Passage of the legislation could lead to other developments, Messina said.

“Cuban officials have already criticized the proposed legislation’s failure to address the issue of their being able to export to the U.S.,” he said. “If the legislation passes, I suspect that industry groups in the U.S. will begin lobbying to allow Cuba to export to the U.S. to help generate the hard currency they desperately will need to pay for our exports.

“The question of Cuban exports to the U.S. will be even more politically charged than the lobbying efforts leading up to the provisions now under consideration,” he said.

Messina said such discussions would raise the stakes for Florida’s agriculture and marine fisheries industries because Florida and Cuba produce many of the same commodities — sugar, citrus, vegetables, tropical fruit and seafood products — in many cases on similar seasonal patterns.

“The U.S. has many sanitary and phytosanitary regulations in place that would govern imports of agricultural products from Cuba,” he added. “Satisfying these regulations would take time so this likely would not be an issue of immediate consequence for Florida’s agricultural sector.”

Messina said UF research has shown the potential for competitive challenges as well as opportunities for complementary trading relationships developing over time.

“We are aware of firms in Florida that come out on both sides of the issue of trade with Cuba,” he said.

The UF project is not intended to suggest any change in U.S. policy, he said.
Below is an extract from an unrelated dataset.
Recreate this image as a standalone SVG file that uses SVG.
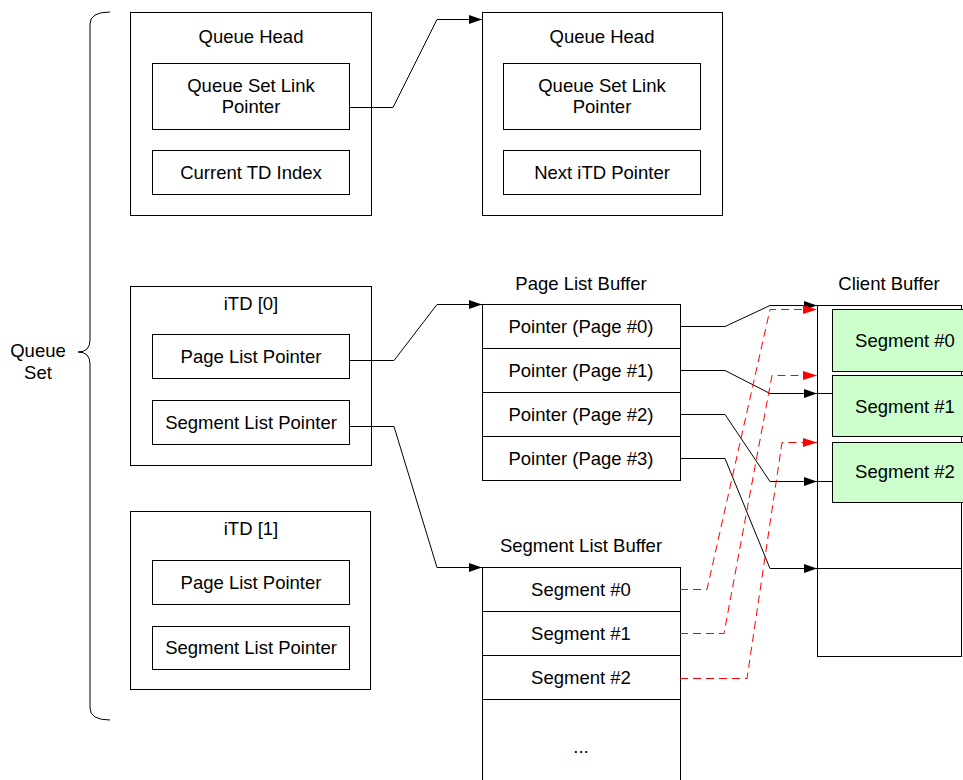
<svg xmlns="http://www.w3.org/2000/svg" width="963" height="780" viewBox="0 0 963 780">
<defs>
<style>
text{font-family:"Liberation Sans",Arial,sans-serif;font-size:18.5px;fill:#000;text-anchor:middle;dominant-baseline:central}
.box{fill:#fff;stroke:#000;stroke-width:1}
.seg{fill:#ccffcc;stroke:#000;stroke-width:1}
.ln{fill:none;stroke:#000;stroke-width:1}
.rd{fill:none;stroke:#f00;stroke-width:1;stroke-dasharray:8,5}
</style>
<marker id="ab" viewBox="0 0 13 9" refX="13" refY="4.5" markerWidth="13" markerHeight="9" markerUnits="userSpaceOnUse" orient="auto"><path d="M0,0L13,4.5L0,9z" fill="#000"/></marker>
<marker id="ar" viewBox="0 0 14 9" refX="14" refY="4.5" markerWidth="14" markerHeight="9" markerUnits="userSpaceOnUse" orient="auto"><path d="M0,0L14,4.5L0,9z" fill="#f00"/></marker>
</defs>
<rect width="963" height="780" fill="#fff"/>

<g id="queue-set-brace">
<path class="ln" d="M110,12 Q90,12 90,24 L90,340 Q90,352 78,352 Q90,352 90,364 L90,708 Q90,720 110,720"/>
<text x="38" y="350">Queue</text>
<text x="38" y="372">Set</text>
</g>

<g id="qh1">
<rect class="box" x="130.5" y="12.5" width="241" height="203"/>
<text x="251" y="36">Queue Head</text>
<rect class="box" x="152.5" y="63.5" width="197" height="66"/>
<text x="251" y="85">Queue Set Link</text>
<text x="251" y="106">Pointer</text>
<rect class="box" x="152.5" y="150.5" width="197" height="44"/>
<text x="251" y="172">Current TD Index</text>
</g>

<g id="qh2">
<rect class="box" x="482.5" y="12.5" width="240" height="203"/>
<text x="602" y="36">Queue Head</text>
<rect class="box" x="503.5" y="63.5" width="197" height="66"/>
<text x="602" y="85">Queue Set Link</text>
<text x="602" y="106">Pointer</text>
<rect class="box" x="503.5" y="150.5" width="197" height="44"/>
<text x="602" y="172">Next iTD Pointer</text>
</g>

<g id="itd0">
<rect class="box" x="130.5" y="286.5" width="241" height="179"/>
<text x="251" y="303">iTD [0]</text>
<rect class="box" x="152.5" y="334.5" width="197" height="44"/>
<text x="251" y="356">Page List Pointer</text>
<rect class="box" x="152.5" y="400.5" width="197" height="44"/>
<text x="251" y="422">Segment List Pointer</text>
</g>

<g id="itd1">
<rect class="box" x="130.5" y="511.5" width="240" height="178"/>
<text x="251" y="528">iTD [1]</text>
<rect class="box" x="152.5" y="560.5" width="197" height="44"/>
<text x="251" y="582">Page List Pointer</text>
<rect class="box" x="152.5" y="626.5" width="197" height="43"/>
<text x="251" y="647">Segment List Pointer</text>
</g>

<g id="page-list-buffer">
<text x="581" y="283">Page List Buffer</text>
<rect class="box" x="482.5" y="304.5" width="198" height="44"/>
<text x="581" y="326">Pointer (Page #0)</text>
<rect class="box" x="482.5" y="348.5" width="198" height="44"/>
<text x="581" y="370">Pointer (Page #1)</text>
<rect class="box" x="482.5" y="392.5" width="198" height="44"/>
<text x="581" y="414">Pointer (Page #2)</text>
<rect class="box" x="482.5" y="436.5" width="198" height="44"/>
<text x="581" y="458">Pointer (Page #3)</text>
</g>

<g id="segment-list-buffer">
<text x="581" y="545">Segment List Buffer</text>
<rect class="box" x="482.5" y="567.5" width="198" height="44"/>
<text x="581" y="589">Segment #0</text>
<rect class="box" x="482.5" y="611.5" width="198" height="44"/>
<text x="581" y="633">Segment #1</text>
<rect class="box" x="482.5" y="655.5" width="198" height="44"/>
<text x="581" y="677">Segment #2</text>
<rect class="box" x="482.5" y="699.5" width="198" height="90"/>
<text x="581" y="746">...</text>
</g>

<g id="client-buffer">
<text x="889" y="283">Client Buffer</text>
<rect class="box" x="817.5" y="305.5" width="144" height="88"/>
<rect class="box" x="817.5" y="393.5" width="144" height="88"/>
<rect class="box" x="817.5" y="481.5" width="144" height="87"/>
<rect class="box" x="817.5" y="568.5" width="144" height="88"/>
<rect class="seg" x="832.5" y="309.5" width="140" height="62"/>
<text x="905" y="340">Segment #0</text>
<rect class="seg" x="832.5" y="375.5" width="140" height="61"/>
<text x="905" y="406">Segment #1</text>
<rect class="seg" x="832.5" y="442.5" width="140" height="60"/>
<text x="905" y="471">Segment #2</text>
</g>

<g id="connectors">
<polyline class="ln" points="350,107.5 393,107.5 437,19.5 482,19.5" marker-end="url(#ab)"/>
<polyline class="ln" points="350,360.5 394,360.5 437,304.5 482,304.5" marker-end="url(#ab)"/>
<polyline class="ln" points="350,426.5 394,426.5 437,567.5 482,567.5" marker-end="url(#ab)"/>
<polyline class="ln" points="680,326.5 725,326.5 770,305.5 817,305.5" marker-end="url(#ab)"/>
<polyline class="ln" points="680,370.5 725,370.5 770,393.5 817,393.5" marker-end="url(#ab)"/>
<polyline class="ln" points="680,414.5 725,414.5 770,481.5 817,481.5" marker-end="url(#ab)"/>
<polyline class="ln" points="680,458.5 725,458.5 770,568.5 817,568.5" marker-end="url(#ab)"/>
<polyline class="rd" points="680,589.5 707,589.5 770,309.5 817,309.5" marker-end="url(#ar)"/>
<polyline class="rd" points="680,633.5 724,633.5 772,375.5 817,375.5" marker-end="url(#ar)"/>
<polyline class="rd" points="680,678.5 747,678.5 782,442.5 817,442.5" marker-end="url(#ar)"/>
</g>
</svg>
But it is designed to provide current and objective information for state and federal elected officials, government representatives, private sector companies, industry associations, consumer groups and other interested parties for discussion and debate on the controversial issue.

“In the final analysis, the short term impact of the legislation in its current form is not likely to be highly significant for Florida,” Messina said. “Cuba is a net importer of rice, and Florida does produce rice, but there are other factors that could affect the participation of Florida in rice exports to Cuba. Florida also produces potatoes, milk, poultry products, and limited quantities of corn, selected cereal grains and cotton, all of which are imported by Cuba.”

Cuba will be an important potential market for agricultural inputs (fertilizers, pesticides, animal feed, machinery and implements) as well, Messina said. However, while Florida eventually could be a major player in providing those products to Cuba, the legislation now being negotiated does not include exports of agricultural inputs.